The Tamil dialects are:
1) Madras Tamil
2) Madurai Tamil
3) Coimbatore or Kongu Tamil
4) Tirunelveli or Nellai Tamil
5) Kanyakumari Tamil
6) Thanjavur, Tiruchirappalli Tamil
7) Jaffna or Yazhpanam Tamil
8) Trincomalee or Tiriconamalai Tamil
9) Batticaloa or mattakkalappu Tamil
The earliest records in Old Tamil are short inscriptions from around the 2nd century BC. These inscriptions are written in Tamil Brahmi. The earliest text in Old Tamil is the Tolkappiyam. Other works in Old Tamil include two long epics, Cilappatikaram and Maniimekalai as well as number of ethical and didactic texts that have been composed between the 5th and 8th centuries.
The evolution of Old Tamil into Middle Tamil had been completed by the 8th century. It was characterized by several phonological and grammatical changes. The most important change was the emergence of the present tense as far as grammar was concerned. Middle Tamil also witnessed considerable increase in the Sanskritisation of Tamil.
Several religious poems and songs of the Bhakti poets like the Tevaram verses on Saivism and Nalayira Tivya Pirapantam on Vaishnavism have been composed in Middle tamil.

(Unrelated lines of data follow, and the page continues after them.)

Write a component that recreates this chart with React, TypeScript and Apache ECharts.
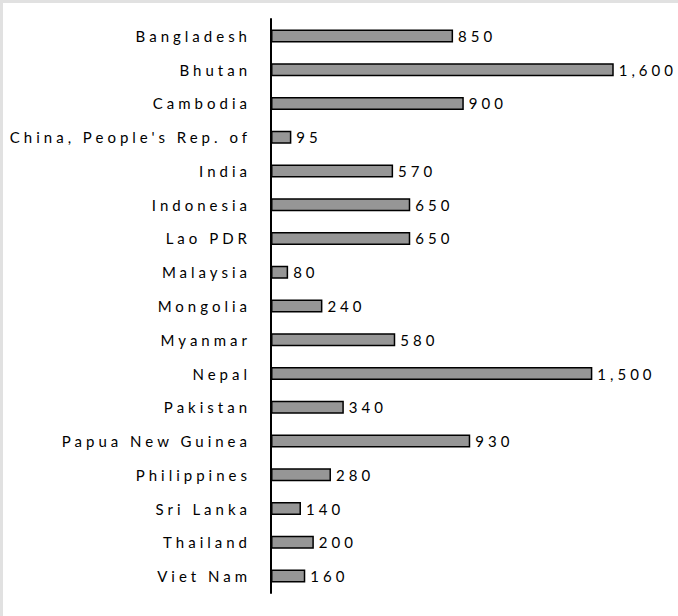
import React, { useEffect, useRef } from "react";
import * as echarts from "echarts";

const categories = [
  "Bangladesh",
  "Bhutan",
  "Cambodia",
  "China, People's Rep. of",
  "India",
  "Indonesia",
  "Lao PDR",
  "Malaysia",
  "Mongolia",
  "Myanmar",
  "Nepal",
  "Pakistan",
  "Papua New Guinea",
  "Philippines",
  "Sri Lanka",
  "Thailand",
  "Viet Nam",
];

const values = [850, 1600, 900, 95, 570, 650, 650, 80, 240, 580, 1500, 340, 930, 280, 140, 200, 160];

const FONT = "Lato, 'Open Sans', sans-serif";

export default function App() {
  const ref = useRef<HTMLDivElement>(null);
  useEffect(() => {
    if (!ref.current) return;
    const chart = echarts.init(ref.current, undefined, { renderer: "svg" });
    chart.setOption({
      animation: false,
      backgroundColor: "#ffffff",
      grid: { left: 268, top: 16, width: 385.6, height: 574, containLabel: false },
      xAxis: {
        type: "value",
        min: 0,
        max: 1800,
        show: false,
        splitLine: { show: false },
      },
      yAxis: {
        type: "category",
        data: categories,
        inverse: true,
        axisLine: { show: true, lineStyle: { color: "#000000", width: 2 } },
        axisTick: { show: false },
        axisLabel: {
          color: "#000000",
          fontFamily: FONT,
          fontSize: 15,
          margin: 20,
        },
        splitLine: { show: false },
      },
      series: [
        {
          type: "bar",
          data: values,
          barWidth: 13,
          itemStyle: { color: "#969696", borderColor: "#000000", borderWidth: 1.5 },
          label: {
            show: true,
            position: "right",
            distance: 5,
            color: "#000000",
            fontFamily: FONT,
            fontSize: 15,
            formatter: (p: any) => Number(p.value).toLocaleString("en-US"),
          },
        },
      ],
    });
    return () => chart.dispose();
  }, []);
  return (
    <div
      style={{
        position: "fixed",
        left: 0,
        top: 0,
        width: 678,
        height: 616,
        background: "#e1e1e1",
      }}
    >
      <div
        ref={ref}
        style={{
          position: "absolute",
          left: 3,
          top: 3,
          width: 675,
          height: 613,
          background: "#ffffff",
          letterSpacing: "4px",
        }}
      />
    </div>
  );
}
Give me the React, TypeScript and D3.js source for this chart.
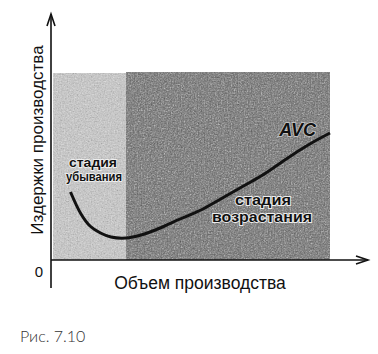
import React from "react";
import * as d3 from "d3";

const quantity = [6.5, 10, 13, 16.5, 20, 25, 30, 36, 43, 50, 56, 63, 70, 76, 83, 88, 93];
const avcCost = [34, 23, 17, 13.5, 11.5, 11, 12.5, 15.75, 20.5, 25, 30, 36, 42, 48, 55, 59.5, 63.5];
const stages = [
  { name: "убывания", x0: 0.7, x1: 25, top: 93.5 },
  { name: "возрастания", x0: 25, x1: 93, top: 94 },
];
const yLabel = "Издержки производства";
const xLabel = "Объем производства";
const caption = "Рис. 7.10";

export default function App() {
  const W = 378, H = 354;
  const x = d3.scaleLinear().domain([0, 100]).range([51, 351]);
  const y = d3.scaleLinear().domain([0, 100]).range([260, 60]);
  const line = d3.line<number>().x((_, i) => x(quantity[i])).y((d) => y(d)).curve(d3.curveCatmullRom.alpha(0.5));
  const fills = ["#cacaca", "#6d6d6d"];
  const halo: React.CSSProperties = { paintOrder: "stroke" } as any;
  return (
    <svg width={W} height={H} style={{ position: "absolute", left: 0, top: 0, background: "#fff" }}
      fontFamily="'Liberation Sans', Arial, sans-serif">
      <defs>
        <filter id="grain" x="0" y="0" width="100%" height="100%">
          <feTurbulence type="fractalNoise" baseFrequency="0.7" numOctaves="2" seed="3" result="n" />
          <feColorMatrix in="n" type="saturate" values="0" result="g" />
          <feComposite in="g" in2="SourceGraphic" operator="in" result="gc" />
          <feBlend in="SourceGraphic" in2="gc" mode="soft-light" />
        </filter>
      </defs>
      {stages.map((s, i) => (
        <rect key={s.name} x={x(s.x0)} y={y(s.top)} width={x(s.x1) - x(s.x0)} height={y(0) - y(s.top)}
          fill={fills[i]} filter="url(#grain)" />
      ))}
      <path d={line(avcCost) || ""} fill="none" stroke="#111" strokeWidth={3} />
      <text x={316} y={136} textAnchor="end" fontWeight="bold" fontStyle="italic" fontSize={18}
        fill="#111" stroke="#ccc" strokeWidth={1.5} style={halo}>AVC</text>
      <g fontWeight="bold" fill="#111" stroke="#eee" strokeWidth={1.8} style={halo} textAnchor="middle">
        <text x={93} y={167} fontSize={13} textLength={48} lengthAdjust="spacingAndGlyphs">стадия</text>
        <text x={94} y={181} fontSize={13} textLength={56} lengthAdjust="spacingAndGlyphs">убывания</text>
        <text x={263} y={205} fontSize={14} textLength={56} lengthAdjust="spacingAndGlyphs">стадия</text>
        <text x={262} y={222} fontSize={14} textLength={100} lengthAdjust="spacingAndGlyphs">возрастания</text>
      </g>
      {/* axes */}
      <g stroke="#111" strokeWidth={1.6} fill="none">
        <line x1={x(0)} y1={288} x2={x(0)} y2={14} />
        <path d={`M${x(0) - 4},${26} L${x(0)},${14} L${x(0) + 4},${26}`} />
        <line x1={x(0)} y1={y(0)} x2={368} y2={y(0)} />
        <path d={`M${356},${y(0) - 4} L${368},${y(0)} L${356},${y(0) + 4}`} />
      </g>
      <text x={39} y={277} textAnchor="middle" fontSize={15} fill="#111">0</text>
      <text x={200} y={289} textAnchor="middle" fontSize={17.5} fill="#111">{xLabel}</text>
      <text transform={`translate(43,140) rotate(-90)`} textAnchor="middle" fontSize={17} fill="#111">{yLabel}</text>
      <text x={20} y={342} fontSize={16} fontFamily="Lato, 'Open Sans', sans-serif" fontWeight={300} fill="#333">{caption}</text>
    </svg>
  );
}
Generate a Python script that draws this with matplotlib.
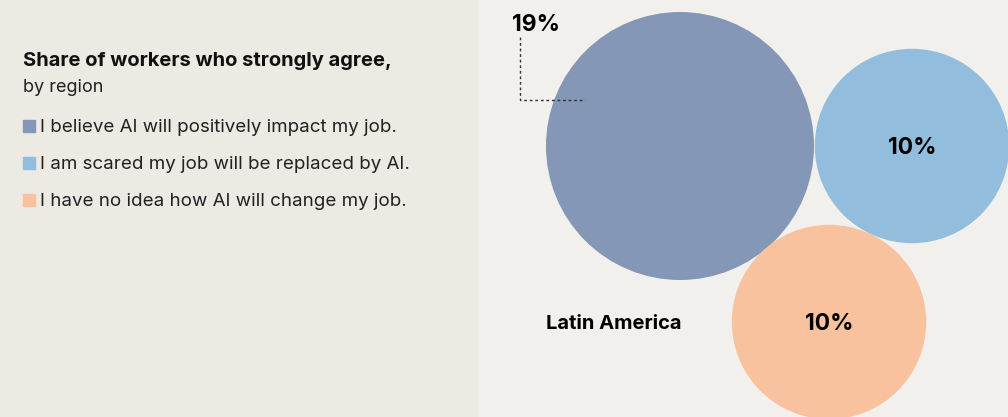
import numpy as np
import matplotlib.pyplot as plt
from matplotlib.patches import Circle, Rectangle

plt.rcParams['font.family'] = ['Inter', 'DejaVu Sans']

# data
region = "Latin America"
statements = [
    "I believe AI will positively impact my job.",
    "I am scared my job will be replaced by AI.",
    "I have no idea how AI will change my job.",
]
shares = [19, 10, 10]
colors = ["#8497b6", "#92bddc", "#f8c29f"]

W, H = 1008, 417
fig = plt.figure(figsize=(W / 100, H / 100), dpi=100)
fig.patch.set_facecolor("#f2f0ec")
ax = fig.add_axes([0, 0, 1, 1])
ax.set_xlim(0, W)
ax.set_ylim(H, 0)
ax.set_aspect("equal")
ax.axis("off")

# left panel background
ax.add_patch(Rectangle((0, 0), 477, H, color="#ede9e3", zorder=0))

# title + legend
ax.text(23, 61, "Share of workers who strongly agree,", fontsize=14.5, fontweight="bold",
        va="center", ha="left", color="#111111")
ax.text(23, 87, "by region", fontsize=13, va="center", ha="left", color="#222222")
for i, (lab, c) in enumerate(zip(statements, colors)):
    y = 126 + i * 37
    ax.add_patch(Rectangle((23, y - 6), 12, 12, color=c))
    ax.text(40, y + 1, lab, fontsize=13.5, va="center", ha="left", color="#222222")

# bubbles, area proportional to share
scale = 134 / np.sqrt(19)
centers = [(680, 146), (912, 146), (829, 322)]
for (cx, cy), v, c in zip(centers, shares, colors):
    ax.add_patch(Circle((cx, cy), scale * np.sqrt(v), color=c, lw=0, zorder=2))

for k in (1, 2):
    ax.text(centers[k][0], centers[k][1] + 2, f"{shares[k]}%", fontsize=16.5, fontweight="bold",
            ha="center", va="center", zorder=3)

# callout for the big bubble
ax.text(512, 25, f"{shares[0]}%", fontsize=16.5, fontweight="bold", ha="left", va="center", zorder=3)
ax.plot([520, 520, 585], [37, 100, 100], ls=(0, (2, 2)), lw=1, color="#333333", zorder=3)

ax.text(546, 324, region, fontsize=14.5, fontweight="bold", ha="left", va="center", zorder=3)

fig.savefig("out.png", dpi=100, facecolor=fig.get_facecolor())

Nannul is the standard normative grammar for modern literary Tamil. Colloquial Tamil shows several changes. The negative conjugation of verbs has fallen out of use in Modern Tamil. Several sound changes have also occurred. Changes in written Tamil include the use of European-style punctuation. The syntax has also changed as new aspectual auxiliaries have been introduced. Several Sanskrit loanwords have been replaced by Tamil equivalents.